Le savoir rend libre. L’ignorance rend esclave. Quand se décidera-t-on à graver ces mots tout simples au fronton de nos écoles ?
Il faut, c’est l’évidence même, revitaliser notre système éducatif, réconcilier l’école de la République avec sa fonction originelle qui est de dispenser pour tous et partout le savoir, la connaissance. Ce savoir pour tous qui, répétons-le encore et encore, est le fondement même du principe démocratique. « Il convient que le peuple soit éclairé », écrit Montesquieu. La formulation, certes, fleure la condescendance du temps, mais la prescription n’en est pas moins d’une absolue pertinence.

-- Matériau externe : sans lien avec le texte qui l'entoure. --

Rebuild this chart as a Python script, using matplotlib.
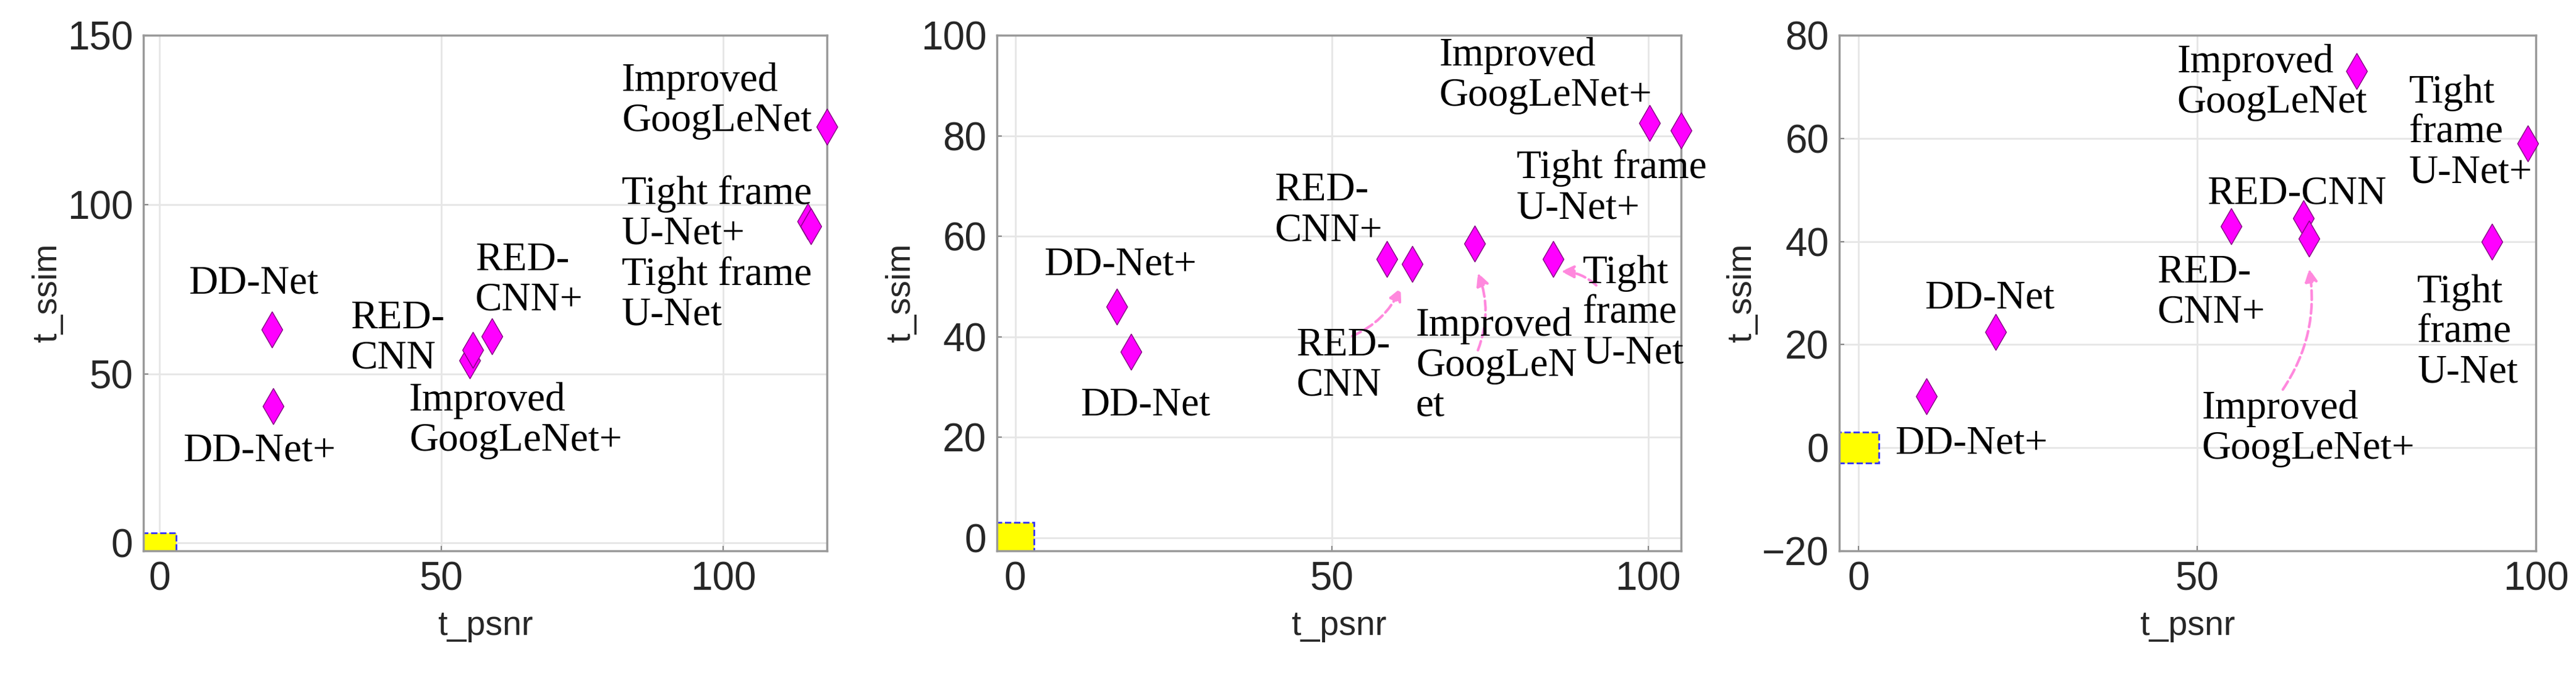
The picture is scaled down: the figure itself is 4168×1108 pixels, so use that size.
import matplotlib
matplotlib.use("Agg")
import matplotlib.pyplot as plt
from matplotlib.path import Path
from matplotlib.patches import Rectangle

plt.rcParams['font.family'] = ['Liberation Sans', 'DejaVu Sans']

W, H = 4168, 1108
# panel 1
p1_names = ["DD-Net", "DD-Net+", "RED-CNN", "Improved GoogLeNet+", "RED-CNN+", "Improved GoogLeNet", "Tight frame U-Net+", "Tight frame U-Net"]
p1_x = [20, 20.2, 55, 55.6, 59, 118.4, 115, 115.6]
p1_y = [63, 40.5, 54, 57, 61, 123, 95, 93.5]
p1_labels = [("Improved\nGoogLeNet", 82, 142), ("Tight frame\nU-Net+\nTight frame\nU-Net", 82, 108.7),
             ("DD-Net", 5.2, 82), ("RED-\nCNN", 33.9, 71.8), ("RED-\nCNN+", 56, 89),
             ("Improved\nGoogLeNet+", 44.3, 47.5), ("DD-Net+", 4.2, 32.6)]
# panel 2
p2_names = ["DD-Net+", "DD-Net", "RED-CNN+", "RED-CNN", "Improved GoogLeNet", "Tight frame U-Net", "Improved GoogLeNet+", "Tight frame U-Net+"]
p2_x = [16, 18.3, 58.7, 62.7, 72.6, 85, 100.2, 105.2]
p2_y = [46, 37, 55.5, 54.5, 58.5, 55.5, 82.5, 81]
p2_labels = [("Improved\nGoogLeNet+", 67, 99.6), ("Tight frame\nU-Net+", 79.2, 77.3), ("RED-\nCNN+", 41, 72.7),
             ("DD-Net+", 4.5, 57.9), ("DD-Net", 10.3, 30), ("Tight\nframe\nU-Net", 89.7, 56.3),
             ("Improved\nGoogLeN\net", 63.3, 45.9), ("RED-\nCNN", 44.4, 41.9)]
p2_arrows = [((53, 40), (61, 50)), ((73, 37), (73, 53)), ((92, 50), (86, 53))]
# panel 3
p3_names = ["DD-Net+", "DD-Net", "RED-CNN+", "RED-CNN", "Improved GoogLeNet+", "Improved GoogLeNet", "Tight frame U-Net", "Tight frame U-Net+"]
p3_x = [10, 20.2, 55, 65.7, 66.5, 73.5, 93.5, 98.8]
p3_y = [10, 22.5, 43, 44.5, 40.5, 73, 40, 59]
p3_labels = [("Improved\nGoogLeNet", 47, 78.3), ("Tight\nframe\nU-Net+", 81.3, 72.4), ("RED-CNN", 51.5, 52.8),
             ("RED-\nCNN+", 44.1, 37.5), ("DD-Net", 9.8, 32.5), ("Tight\nframe\nU-Net", 82.5, 33.7),
             ("DD-Net+", 5.4, 4.4), ("Improved\nGoogLeNet+", 50.7, 11.2)]
p3_arrows = [((62.5, 11), (66.5, 35))]

panels = [
    dict(x=p1_x, y=p1_y, labels=p1_labels, arrows=[], xlim=(-2.85, 118.4), ylim=(-2.3, 150),
         yticks=[0, 50, 100, 150], xticks=[0, 50, 100], px=(232, 1338)),
    dict(x=p2_x, y=p2_y, labels=p2_labels, arrows=p2_arrows, xlim=(-2.9, 105.2), ylim=(-2.6, 100),
         yticks=[0, 20, 40, 60, 80, 100], xticks=[0, 50, 100], px=(1613, 2720)),
    dict(x=p3_x, y=p3_y, labels=p3_labels, arrows=p3_arrows, xlim=(-2.85, 100), ylim=(-20, 80),
         yticks=[-20, 0, 20, 40, 60, 80], xticks=[0, 50, 100], px=(2976, 4103)),
]

diamond = Path([(0, 1), (0.58, 0), (0, -1), (-0.58, 0), (0, 1)],
               [Path.MOVETO, Path.LINETO, Path.LINETO, Path.LINETO, Path.CLOSEPOLY])

fig = plt.figure(figsize=(W / 100, H / 100), dpi=100)
top, bot = 57, 891
serif = ["Liberation Serif", "DejaVu Serif"]
for p in panels:
    x0, x1 = p["px"]
    ax = fig.add_axes([x0 / W, 1 - bot / H, (x1 - x0) / W, (bot - top) / H])
    ax.set_xlim(*p["xlim"]); ax.set_ylim(*p["ylim"])
    ax.set_xticks(p["xticks"]); ax.set_yticks(p["yticks"])
    ax.grid(True, color="#e6e6e6", lw=2)
    ax.set_axisbelow(True)
    for s in ax.spines.values():
        s.set_color("#999999"); s.set_linewidth(2.5)
    ax.tick_params(direction="in", length=6, width=1.5, color="#888888", labelsize=46,
                   labelcolor="#262626", pad=12)
    ax.set_xlabel("t_psnr", fontsize=40, color="#262626", labelpad=14)
    ax.set_ylabel("t_ssim", fontsize=40, color="#262626", labelpad=4)
    ax.add_patch(Rectangle((-3, -3), 6, 6, facecolor="#ffff00", edgecolor="#3333ff",
                           linestyle="--", lw=2, zorder=2))
    ax.plot(p["x"], p["y"], linestyle="none", marker=diamond, ms=42, mfc="#ff00ff",
            mec="#800080", mew=1, zorder=3, clip_on=False)
    for t, tx, ty in p["labels"]:
        ax.text(tx, ty, t, family=serif, fontsize=47, ha="left", va="top",
                linespacing=1.12, zorder=4, clip_on=False)
    for (sx, sy), (ex, ey) in p["arrows"]:
        ax.annotate("", xy=(ex, ey), xytext=(sx, sy),
                    arrowprops=dict(arrowstyle="-|>,head_length=1.2,head_width=0.6", color="#ff88dd",
                                    lw=3, linestyle="--", connectionstyle="arc3,rad=0.2"))
fig.savefig("out.png", dpi=100, facecolor="white")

La République de Jules Ferry et de quelques autres s’attachait à bâtir une école dans chaque hameau, à chaque carrefour du pays, ou presque, afin que soit entreprise la mise en œuvre de la sentence de Montesquieu. Jusque dans la plus reculée des campagnes, l’enfant de France doit pouvoir être nourri du même corpus de connaissances que l’enfant des villes. Le petit paysan, l’enfant d’ouvrier comme le rejeton du bourgeois doivent avoir cela – au moins cela, à défaut de cent autres choses – en commun. C’est ainsi qu’on fabrique – oui, qu’on fabrique, j’assume le terme – un peuple éclairé, qu’on forme des citoyens capables de choisir en toute liberté, c’est-à-dire en parfaite connaissance de cause parmi les offres politiques, sociales, culturelles qu’on leur présente ; des citoyens armés mentalement, intellectuellement pour être en mesure de se soustraire aux enfumages de l’obscurantisme protéiforme dont on voit bien qu’il prospère aujourd’hui comme jamais au cours des deux derniers siècles. On en est – un exemple entre cent autres – à subir la haute science d’un rappeur à tapis rouge dans les médias autorisés professant sans rire et avec succès que les pyramides d’Égypte étaient autant de centrales électriques et les obélisques des antennes de haute technologie. Bien évidemment, toutes ces belles inventions auraient été finalement pillées sans vergogne par l’Occident, ou si préférez par ce fumier d’homme blanc. Le pire est que face à cela on ne bâtit plus les digues, les remparts. On se couche. On se soumet. On abdique. Autre exemple, d’une tout autre importance, voile, abaya, qamis à l’école. Pour combattre cela, au lieu d’aller s’embourber dans d’abscons et interminables débats byzantins sur le concept de laïcité, les politiques seraient bien inspirés de choisir la voie du courage. Le courage d’affirmer tout tranquillement, ce que nous sommes, nos mœurs, nos règles de vie, bref ce que nous revendiquons d’être et ce que notre école devrait se faire une gloire – oui, une gloire – d’enseigner.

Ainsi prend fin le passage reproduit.